The inconclusive footage gave glimpse enough for fans to conclude that “Superfriend” was indeed a lost classic worthy of its vaunted era, but it wasn’t until the 2007 release of Rivers’ Alone home demos compilation that fans could get a closer look. The juvenile charm of this embryonic version is indeed something of a treasure, but it still left most wanting more: Cuomo’s drumming is particularly sloppy, his falsetto background vocals (meant to represent the female lead vocal) sound like sour milk, and it lacked the dramatic key change climax heard in the VCD clip. It was clear that this take was a dashed-off demo that the Cuomo of ’95 would’ve never imagined being officially released, and did little to sate fans’ desire for the full band picture.

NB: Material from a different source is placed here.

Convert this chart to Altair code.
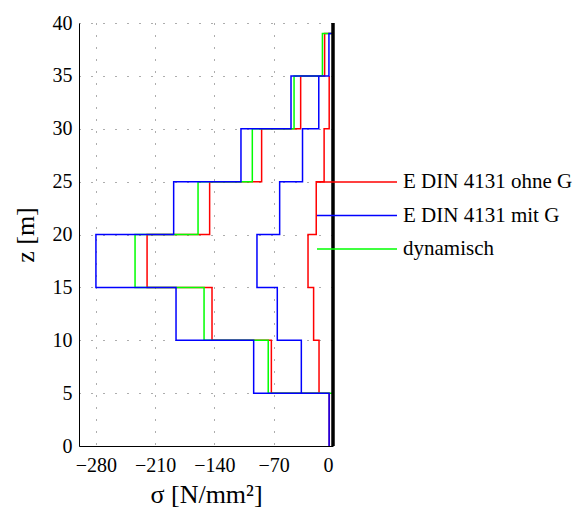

With the deluxe edition re-release of Pinkerton less than a month away, it’s now clear that such a thing no longer exists — if it ever did. In gleaning the archives for outtakes, band historian Karl Koch discovered that the ’96 full band recording seems to have been erased long ago. And even if it were to be uncovered in some unlikely place, it’s a very rough and incomplete rehearsal run-through, far from the glory of a finished and fully produced Cuomo-Haden duet.

That leaves us with the unfortunately shambolic demo — which, despite the shortcomings, gives a plenty fine sense of what the song was meant to be. It’s a disarmingly personal and juvenile song, perhaps even uncomfortably so (opening lines: “What the hell am I doing, thinking with my willy? / Knowing I don’t love her / I tell her no / Then kiss her toes…”), something that the Black Hole opera’s character construct couldn’t hide even if it were in place. The melody’s absolutely wonderful, though, and the chorus’ teen angst appropriation of the “rain, rain go away” nursery rhyme (“pain, pain go away” — of course) actually works, against all odds. The counterpoint in the second verse is absolutely botched by Cuomo’s lazy falsetto attempt, but it hints at what might’ve been a very nice touch.

If anything, that’s the way “Superfriend” might well be “the one that got away.” While songs like “You’re the One” or “Rosemary” were completed in some form and will likely surface someday, the best that can be said for “Superfriend” is that it’s a good sketch of what was to be a great song.